I can guarantee you, as a former doctoral student in academia, that whatever their flaws might be, finding a self-declared centrist amongst people who actually have a depth of knowledge in the humanities is like finding an intelligent and articulate statement on policy from Donald Trump. I mean, sure maybe you can find a couple, but they are outliers, and the topic they are focused on is probably stupid or boring anyway.
There is nothing Sensible nor Serious about being a SSC. It is simply being a tool who has reams of psychological validation to bolster their position from the media and whoever rules at the time.
It is only by acknowledging that times change that one can be serious, and it is eminently sensible to see that a present day and geographically situational ethical fad is not some window into an eternal political truth.
So the next time you meet a SSC, play a little game with them.
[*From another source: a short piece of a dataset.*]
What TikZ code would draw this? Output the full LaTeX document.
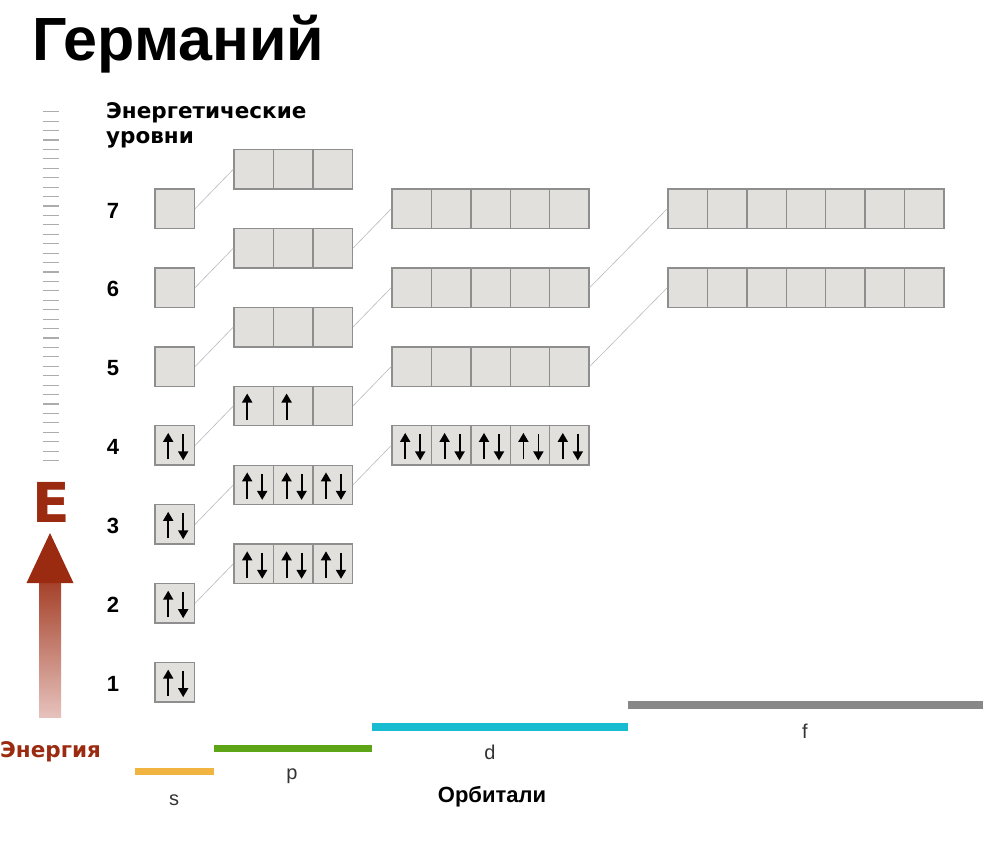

Ask them a series of questions and watch the answers.
What is a centrist in Saudi Arabia?
What was a centrist during the inquisition?
What is a centrist in a genocide-someone who advocates only exterminating half of a minority group instead of all of them?
Does a centrist Khmer Rogue labor camp commander only want racks of jaws rather than entire skulls?
If you are in a western nation, I guarantee you the response will be that centrism only applies to their own country and those like it. A fascinating bit of chauvinism that, so bring up the immense unlikeliness of them being born in said country. Also bring up the divergences in policy between developed countries.
Actual critical thinking can indeed be sensible and serious. But if it is nearing those things we can assume it is not in fact centrist. To actually engage in critical thought one must never be a slave to fashion.